Darüber hinaus nehmen die Gemälde Bezug auf spezielle Gegebenheiten des Ausstellungsraums: „Nizza“ beispielsweise hängt um 45 Grad gedreht an der Galeriewand, womit der Künstler auf die Bewegung des leicht ansteigenden Galeriebodens eingeht. „Pin“ wiederum ist dicht beim Türsturz platziert, und die Hängung der Bilder mit dem Titel „TC“ soll mit den drei diagonal in den Raum ragenden Pfeilern korrespondieren.
Jonas Weichsel bezieht sich in seinen Gemälden, wenn auch nicht explizit, auf ein breites Spektrum historischer Positionen, insbesondere von Bridget Riley und Blinky Palermo. Dabei entstehen Weichsel‘s Post-Abstraktionen in einem performativen Prozess.

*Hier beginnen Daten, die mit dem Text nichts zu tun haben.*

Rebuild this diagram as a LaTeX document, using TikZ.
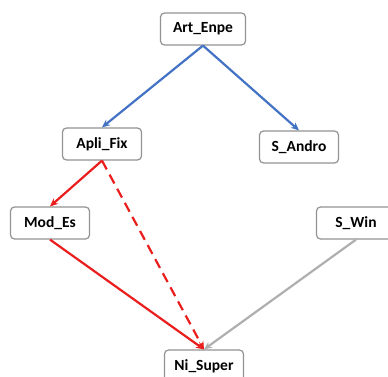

Nicht nur das einzelne Bild ist entscheidend, sondern seine Bilder bauen aufeinander auf, indem Erkenntnisse oder Aspekte aus einem Bild in einem nächsten variiert und weiter befragt werden.
Die potentiellen Referenzen weisen ihn als Maler aus, der, wie viele Künstler seiner Generation, die Geschichte der abstrakten Kunst, auch über das Internet wahrnimmt. Von dort werden, wie es David Joselit in „After Art“ beschrieben hat, Bilder und Inhalte aufgegriffen, um sie neu zu formatieren.
Bei einer genauen Betrachtung von Jonas Weichsel‘s Bildern fällt auf, dass sich partiell auch deren Ästhetik an digitalen Oberflächen orientiert: Es sind homogene Flächen, auf denen Pinselspuren kaum noch erkennbar sind - der Künstler führt seinen Pinsel wie einen Druckkopf an einer Schiene über die Bildoberfläche, welche an Ergebnisse aus digitalen Bildprogrammen oder Scannern erinnern.
Matisse schreibt in seinen „Notizen eines Malers“: „Ich stütze mich bei der Wahl der Farben auf keinerlei wissenschaftliche Theorie: Sie beruht auf der Beobachtung, auf dem Gefühl, auf der Erfahrung meiner Sinne.“ Wie relevant die intensive Auseinandersetzung mit dem Farbmaterial ist, zeigt ein Besuch in Weichsel‘s Atelier: an einer Wand hängt eine „color chart“, kleinformatige rechteckige Leinwände in einer regelmäßigen Anordnung, auf denen die Farben – hochwertiges Öl und Acryl - und ihr Verhalten studiert werden. Viele Bilder in der Ausstellung bedurften eines oft wochenlangen Experimentierens. Diese intensive Auseinandersetzung mit dem Material ist es, die die Oberflächen der digitalen visuellen Kultur gegenüber anderen, haptischen und räumlichen Eindrücken auslotet.